AIM:
Leave the pictures out and print every record below exactly as it stands.

☆ ☆ ☆ ☆

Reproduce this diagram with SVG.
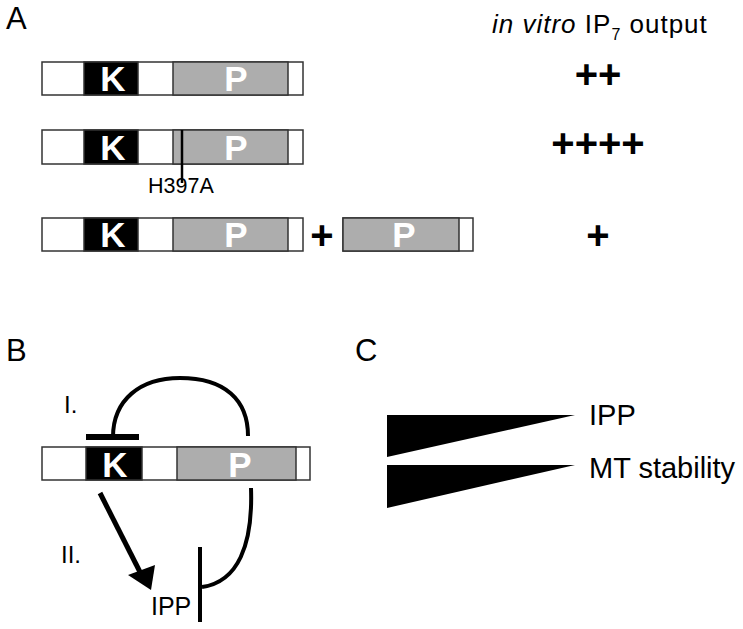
<svg xmlns="http://www.w3.org/2000/svg" width="743" height="629" viewBox="0 0 743 629">
<style>
text{font-family:"Liberation Sans",Arial,sans-serif;fill:#000}
.box{stroke:#333;stroke-width:1.5}
.w{fill:#fff}.k{fill:#000}.g{fill:#adadad}
.dom{font-size:35px;font-weight:bold;fill:#fff;text-anchor:middle}
.lab{font-size:31px}
.plus{font-size:40px;font-weight:bold;text-anchor:middle}
.t{font-size:25px}
.r{font-size:24px}
.c{font-size:29px}
.line{fill:none;stroke:#000;stroke-linecap:butt}
</style>
<rect width="743" height="629" fill="#fff"/>
<text class="lab" x="6" y="29">A</text>
<text x="492" y="33" font-size="26" letter-spacing="1"><tspan font-style="italic">in vitro</tspan> IP<tspan font-size="16" dy="7">7</tspan><tspan dy="-7"> output</tspan></text>

<g id="constructA1">
<rect class="box w" x="42" y="62" width="261" height="33"/>
<rect class="box k" x="84" y="62" width="54" height="33"/>
<rect class="box g" x="173" y="62" width="115" height="33"/>
<text class="dom" x="113" y="91">K</text>
<text class="dom" x="236" y="91">P</text>
</g>
<text class="plus" x="598" y="88">++</text>

<g id="constructA2">
<rect class="box w" x="42" y="130" width="261" height="34"/>
<rect class="box k" x="84" y="130" width="54" height="34"/>
<rect class="box g" x="173" y="130" width="115" height="34"/>
<text class="dom" x="113" y="160">K</text>
<text class="dom" x="236" y="160">P</text>
<line x1="182" y1="130" x2="182" y2="183" stroke="#000" stroke-width="2.5"/>
<text x="148" y="193" font-size="21.5">H397A</text>
</g>
<text class="plus" x="598" y="157">++++</text>

<g id="constructA3">
<rect class="box w" x="42" y="218" width="261" height="33"/>
<rect class="box k" x="84" y="218" width="54" height="33"/>
<rect class="box g" x="173" y="218" width="115" height="33"/>
<text class="dom" x="113" y="247">K</text>
<text class="dom" x="236" y="247">P</text>
</g>
<text class="plus" x="322" y="249">+</text>
<g id="constructA3P">
<rect class="box w" x="343" y="218" width="130" height="33"/>
<rect class="box g" x="343" y="218" width="116" height="33"/>
<text class="dom" x="404" y="247">P</text>
</g>
<text class="plus" x="598" y="249">+</text>

<text class="lab" x="6" y="361">B</text>
<g id="constructB">
<rect class="box w" x="42" y="447" width="268" height="33"/>
<rect class="box k" x="86" y="447" width="56" height="33"/>
<rect class="box g" x="177" y="447" width="119" height="33"/>
<text class="dom" x="115" y="477">K</text>
<text class="dom" x="240" y="477">P</text>
</g>
<g id="ippB">
<text class="t" x="151" y="615">IPP</text>
</g>
<g id="connectors">
<line class="line" x1="86" y1="437" x2="139" y2="437" stroke-width="6"/>
<path class="line" d="M113,437 C113,400 140,378 180,378 C225,378 248,400 248,436" stroke-width="4"/>
<line class="line" x1="100" y1="493" x2="140" y2="572" stroke-width="5"/>
<polygon points="128,575 155,565 151,590" fill="#000"/>
<line class="line" x1="200" y1="547" x2="200" y2="622" stroke-width="4"/>
<path class="line" d="M251,488 C253,545 238,582 202,587" stroke-width="4"/>
</g>
<text class="r" x="64" y="413">I.</text>
<text class="r" x="61" y="563">II.</text>

<text class="lab" x="355" y="361">C</text>
<g id="gradientIPP">
<polygon points="387,415 575,415 387,457" fill="#000"/>
<text class="c" x="589" y="425">IPP</text>
</g>
<g id="gradientMT">
<polygon points="387,465 575,465 387,508" fill="#000"/>
<text class="c" x="589" y="478">MT stability</text>
</g>
</svg>
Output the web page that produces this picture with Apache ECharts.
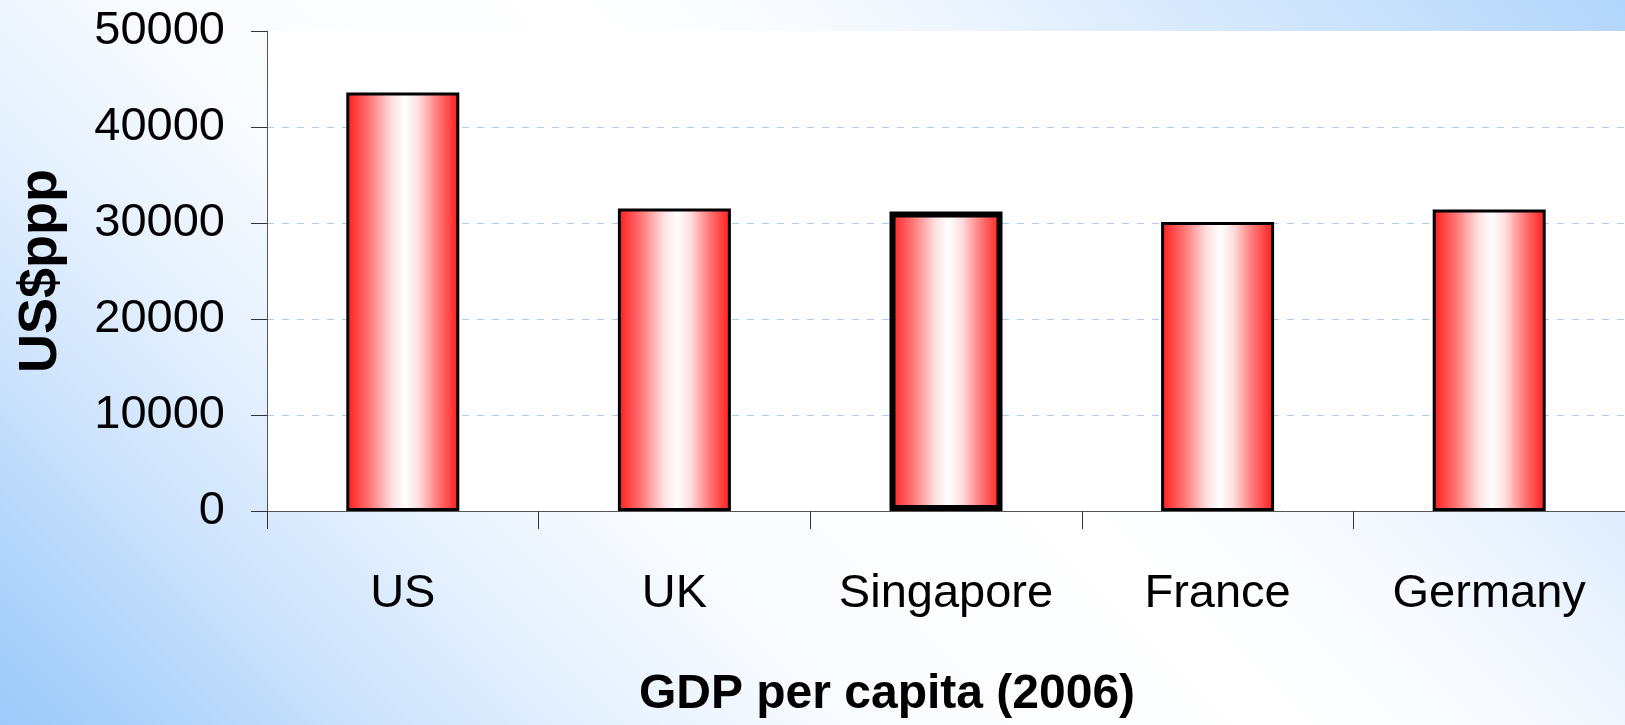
<!DOCTYPE html>
<html>
<head>
<meta charset="utf-8">
<script src="https://cdn.jsdelivr.net/npm/echarts@6/dist/echarts.min.js"></script>
<style>
  html, body { margin: 0; padding: 0; }
  #main { width: 1625px; height: 725px; }
</style>
</head>
<body>
<div id="main"></div>
<script>
// data
const countries = ['US', 'UK', 'Singapore', 'France', 'Germany']
const gdpPerCapita = [43600, 31500, 31200, 30100, 31400]
const borderWidths = [3, 3, 6, 3, 3]
const yTicks = { min: 0, max: 50000, step: 10000 }

const font = 'Liberation Sans, Arial, sans-serif'

const barFill = new echarts.graphic.LinearGradient(0, 0, 1, 0, [
  { offset: 0, color: '#ff1a1a' },
  { offset: 0.2, color: '#ff7272' },
  { offset: 0.4, color: '#ffdede' },
  { offset: 0.52, color: '#ffffff' },
  { offset: 0.64, color: '#ffdede' },
  { offset: 0.82, color: '#ff7272' },
  { offset: 1, color: '#ff1a1a' }
])

const myChart = echarts.init(document.getElementById('main'))
const option = {
  backgroundColor: {
    type: 'linear',
    global: true,
    x: 0, y: 725, x2: 1175, y2: -450,
    colorStops: [
      { offset: 0, color: '#9ccafa' },
      { offset: 0.08, color: '#b2d5fb' },
      { offset: 0.16, color: '#cde3fc' },
      { offset: 0.26, color: '#e6f1fe' },
      { offset: 0.36, color: '#f8fbff' },
      { offset: 0.55, color: '#ffffff' },
      { offset: 0.68, color: '#f3f8ff' },
      { offset: 0.78, color: '#deecfd' },
      { offset: 0.9, color: '#c6e0fc' },
      { offset: 1, color: '#b1d5fb' }
    ]
  },
  animation: false,
  title: {
    text: 'GDP per capita (2006)',
    left: 882,
    top: 666,
    textAlign: 'center',
    textStyle: { fontFamily: font, fontSize: 48, fontWeight: 'bold', color: '#000' }
  },
  grid: {
    left: 267,
    top: 31,
    right: -6,
    bottom: 214,
    show: true,
    backgroundColor: '#ffffff',
    borderWidth: 0
  },
  xAxis: {
    type: 'category',
    data: countries,
    axisLine: { lineStyle: { color: '#555', width: 1 } },
    axisTick: { show: true, length: 18, lineStyle: { color: '#333' } },
    axisLabel: { fontFamily: font, fontSize: 47, color: '#000', margin: 60, interval: 0 },
    splitLine: { show: false }
  },
  yAxis: {
    type: 'value',
    min: yTicks.min,
    max: yTicks.max,
    interval: yTicks.step,
    name: 'US$ppp',
    nameLocation: 'middle',
    nameGap: 199,
    nameTextStyle: { fontFamily: font, fontSize: 54, fontWeight: 'bold', color: '#000' },
    axisLine: { show: true, lineStyle: { color: '#555', width: 1 } },
    axisTick: { show: true, length: 16, lineStyle: { color: '#333' } },
    axisLabel: {
      fontFamily: font,
      fontSize: 47,
      color: '#000',
      margin: 42,
      formatter: v => String(v)
    },
    splitLine: {
      show: true,
      showMinLine: false,
      showMaxLine: false,
      lineStyle: { color: '#a9cdf3', type: [7, 8], width: 1 }
    }
  },
  series: [
    {
      type: 'bar',
      barWidth: 113,
      data: gdpPerCapita.map((v, i) => ({
        value: v,
        itemStyle: { borderWidth: borderWidths[i] }
      })),
      itemStyle: {
        color: barFill,
        borderColor: '#000'
      }
    }
  ]
}
myChart.setOption(option)
</script>
</body>
</html>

☆ ☆ ☆ ☆

CORRECT RESPONSE:
Reproduce this diagram with SVG.
<svg xmlns="http://www.w3.org/2000/svg" width="743" height="629" viewBox="0 0 743 629">
<style>
text{font-family:"Liberation Sans",Arial,sans-serif;fill:#000}
.box{stroke:#333;stroke-width:1.5}
.w{fill:#fff}.k{fill:#000}.g{fill:#adadad}
.dom{font-size:35px;font-weight:bold;fill:#fff;text-anchor:middle}
.lab{font-size:31px}
.plus{font-size:40px;font-weight:bold;text-anchor:middle}
.t{font-size:25px}
.r{font-size:24px}
.c{font-size:29px}
.line{fill:none;stroke:#000;stroke-linecap:butt}
</style>
<rect width="743" height="629" fill="#fff"/>
<text class="lab" x="6" y="29">A</text>
<text x="492" y="33" font-size="26" letter-spacing="1"><tspan font-style="italic">in vitro</tspan> IP<tspan font-size="16" dy="7">7</tspan><tspan dy="-7"> output</tspan></text>

<g id="constructA1">
<rect class="box w" x="42" y="62" width="261" height="33"/>
<rect class="box k" x="84" y="62" width="54" height="33"/>
<rect class="box g" x="173" y="62" width="115" height="33"/>
<text class="dom" x="113" y="91">K</text>
<text class="dom" x="236" y="91">P</text>
</g>
<text class="plus" x="598" y="88">++</text>

<g id="constructA2">
<rect class="box w" x="42" y="130" width="261" height="34"/>
<rect class="box k" x="84" y="130" width="54" height="34"/>
<rect class="box g" x="173" y="130" width="115" height="34"/>
<text class="dom" x="113" y="160">K</text>
<text class="dom" x="236" y="160">P</text>
<line x1="182" y1="130" x2="182" y2="183" stroke="#000" stroke-width="2.5"/>
<text x="148" y="193" font-size="21.5">H397A</text>
</g>
<text class="plus" x="598" y="157">++++</text>

<g id="constructA3">
<rect class="box w" x="42" y="218" width="261" height="33"/>
<rect class="box k" x="84" y="218" width="54" height="33"/>
<rect class="box g" x="173" y="218" width="115" height="33"/>
<text class="dom" x="113" y="247">K</text>
<text class="dom" x="236" y="247">P</text>
</g>
<text class="plus" x="322" y="249">+</text>
<g id="constructA3P">
<rect class="box w" x="343" y="218" width="130" height="33"/>
<rect class="box g" x="343" y="218" width="116" height="33"/>
<text class="dom" x="404" y="247">P</text>
</g>
<text class="plus" x="598" y="249">+</text>

<text class="lab" x="6" y="361">B</text>
<g id="constructB">
<rect class="box w" x="42" y="447" width="268" height="33"/>
<rect class="box k" x="86" y="447" width="56" height="33"/>
<rect class="box g" x="177" y="447" width="119" height="33"/>
<text class="dom" x="115" y="477">K</text>
<text class="dom" x="240" y="477">P</text>
</g>
<g id="ippB">
<text class="t" x="151" y="615">IPP</text>
</g>
<g id="connectors">
<line class="line" x1="86" y1="437" x2="139" y2="437" stroke-width="6"/>
<path class="line" d="M113,437 C113,400 140,378 180,378 C225,378 248,400 248,436" stroke-width="4"/>
<line class="line" x1="100" y1="493" x2="140" y2="572" stroke-width="5"/>
<polygon points="128,575 155,565 151,590" fill="#000"/>
<line class="line" x1="200" y1="547" x2="200" y2="622" stroke-width="4"/>
<path class="line" d="M251,488 C253,545 238,582 202,587" stroke-width="4"/>
</g>
<text class="r" x="64" y="413">I.</text>
<text class="r" x="61" y="563">II.</text>

<text class="lab" x="355" y="361">C</text>
<g id="gradientIPP">
<polygon points="387,415 575,415 387,457" fill="#000"/>
<text class="c" x="589" y="425">IPP</text>
</g>
<g id="gradientMT">
<polygon points="387,465 575,465 387,508" fill="#000"/>
<text class="c" x="589" y="478">MT stability</text>
</g>
</svg>
Output the web page that produces this picture with Apache ECharts.
<!DOCTYPE html>
<html>
<head>
<meta charset="utf-8">
<script src="https://cdn.jsdelivr.net/npm/echarts@6/dist/echarts.min.js"></script>
<style>
  html, body { margin: 0; padding: 0; }
  #main { width: 1625px; height: 725px; }
</style>
</head>
<body>
<div id="main"></div>
<script>
// data
const countries = ['US', 'UK', 'Singapore', 'France', 'Germany']
const gdpPerCapita = [43600, 31500, 31200, 30100, 31400]
const borderWidths = [3, 3, 6, 3, 3]
const yTicks = { min: 0, max: 50000, step: 10000 }

const font = 'Liberation Sans, Arial, sans-serif'

const barFill = new echarts.graphic.LinearGradient(0, 0, 1, 0, [
  { offset: 0, color: '#ff1a1a' },
  { offset: 0.2, color: '#ff7272' },
  { offset: 0.4, color: '#ffdede' },
  { offset: 0.52, color: '#ffffff' },
  { offset: 0.64, color: '#ffdede' },
  { offset: 0.82, color: '#ff7272' },
  { offset: 1, color: '#ff1a1a' }
])

const myChart = echarts.init(document.getElementById('main'))
const option = {
  backgroundColor: {
    type: 'linear',
    global: true,
    x: 0, y: 725, x2: 1175, y2: -450,
    colorStops: [
      { offset: 0, color: '#9ccafa' },
      { offset: 0.08, color: '#b2d5fb' },
      { offset: 0.16, color: '#cde3fc' },
      { offset: 0.26, color: '#e6f1fe' },
      { offset: 0.36, color: '#f8fbff' },
      { offset: 0.55, color: '#ffffff' },
      { offset: 0.68, color: '#f3f8ff' },
      { offset: 0.78, color: '#deecfd' },
      { offset: 0.9, color: '#c6e0fc' },
      { offset: 1, color: '#b1d5fb' }
    ]
  },
  animation: false,
  title: {
    text: 'GDP per capita (2006)',
    left: 882,
    top: 666,
    textAlign: 'center',
    textStyle: { fontFamily: font, fontSize: 48, fontWeight: 'bold', color: '#000' }
  },
  grid: {
    left: 267,
    top: 31,
    right: -6,
    bottom: 214,
    show: true,
    backgroundColor: '#ffffff',
    borderWidth: 0
  },
  xAxis: {
    type: 'category',
    data: countries,
    axisLine: { lineStyle: { color: '#555', width: 1 } },
    axisTick: { show: true, length: 18, lineStyle: { color: '#333' } },
    axisLabel: { fontFamily: font, fontSize: 47, color: '#000', margin: 60, interval: 0 },
    splitLine: { show: false }
  },
  yAxis: {
    type: 'value',
    min: yTicks.min,
    max: yTicks.max,
    interval: yTicks.step,
    name: 'US$ppp',
    nameLocation: 'middle',
    nameGap: 199,
    nameTextStyle: { fontFamily: font, fontSize: 54, fontWeight: 'bold', color: '#000' },
    axisLine: { show: true, lineStyle: { color: '#555', width: 1 } },
    axisTick: { show: true, length: 16, lineStyle: { color: '#333' } },
    axisLabel: {
      fontFamily: font,
      fontSize: 47,
      color: '#000',
      margin: 42,
      formatter: v => String(v)
    },
    splitLine: {
      show: true,
      showMinLine: false,
      showMaxLine: false,
      lineStyle: { color: '#a9cdf3', type: [7, 8], width: 1 }
    }
  },
  series: [
    {
      type: 'bar',
      barWidth: 113,
      data: gdpPerCapita.map((v, i) => ({
        value: v,
        itemStyle: { borderWidth: borderWidths[i] }
      })),
      itemStyle: {
        color: barFill,
        borderColor: '#000'
      }
    }
  ]
}
myChart.setOption(option)
</script>
</body>
</html>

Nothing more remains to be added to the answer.